Paytm, owned by One97 Communications, is prioritising financial services for merchants in its global expansion strategy. The company has established subsidiaries in the UAE, Saudi Arabia, and Singapore to support this initiative. "Our primary plan will be that," stated Vijay Shekhar, Paytm's founder and CEO, during an earnings call. He emphasised the importance of addressing SME credit needs globally.

Paytm Targets Profitability with Merchant Services

Financial Performance and Cost Management

In the December quarter of FY25, Paytm reported a reduced consolidated loss of Rs 208.5 crore, down from Rs 221.7 crore a year earlier. This improvement was largely due to decreased expenses, particularly in payment processing and employee costs. Revenue from operations fell by 35.8% to Rs 1,827.8 crore compared to the previous year's December quarter.

Despite this decline, there was a 10% increase in revenue on a quarter-on-quarter basis, indicating signs of recovery. The company's operational loss before employee stock options (EBITDA) narrowed significantly to Rs 41 crore from Rs 186 crore in the previous quarter. This was mainly due to reduced non-sales employee costs.

Profitability Outlook and Strategic Goals

Madhur Deora, Paytm's CFO, expressed optimism about achieving profitability soon. "I think in two or three quarters that gap will be basically zero," he said regarding the difference between EBITDA before ESOP and PAT. While reaching EBITDA breakeven and PAT profitability are milestones, Deora highlighted that the ultimate goal is a double-digit EBITDA margin leading to substantial PAT.

The company has achieved an 11% reduction in non-sales employee costs quarter-on-quarter and 36% year-on-year by leveraging AI for productivity improvements. Payment processing charges also decreased by about 42% year-on-year to Rs 570 crore.

Operational Developments and Strategic Moves

Paytm's monthly transacting user base increased to 7.2 crore in December after hitting a low of 6.8 crore in September 2024 due to restrictions on Paytm Payments Bank. The company's cash balance rose to Rs 12,850 crore following a stake sale in Japanese payments firm PayPay to Softbank Group for Rs 2,372 crore.

The contributing profit improved by 7% quarter-on-quarter to Rs 959 crore. Paytm calculates this figure by excluding certain expenses like payment processing charges and promotional cashback from operational revenue.

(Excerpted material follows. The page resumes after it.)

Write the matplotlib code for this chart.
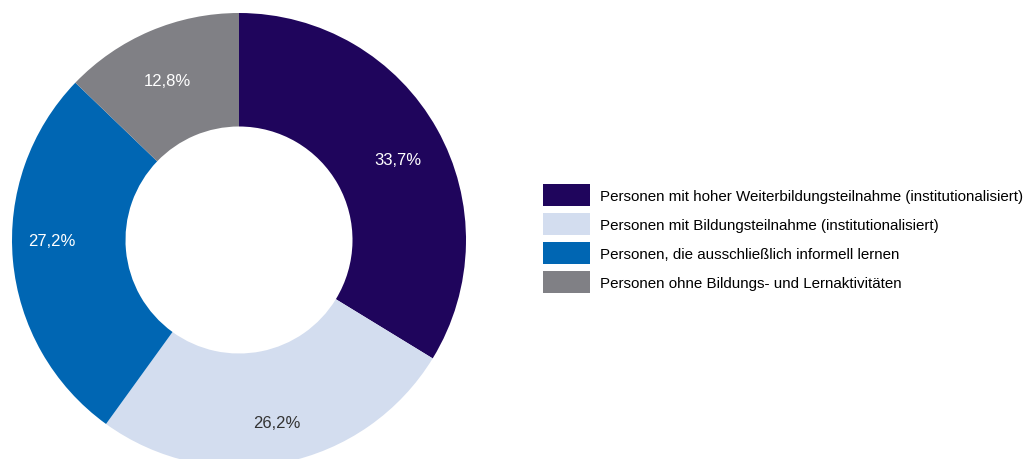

In a strategic move, Paytm appointed Bimal Julka, former information and broadcasting secretary, as a non-executive independent director. This appointment aligns with the company's efforts to strengthen its governance framework as it continues its international expansion efforts.

Overall, Paytm is focused on enhancing efficiency and leveraging technology to drive growth while maintaining a strong emphasis on financial services for merchants globally.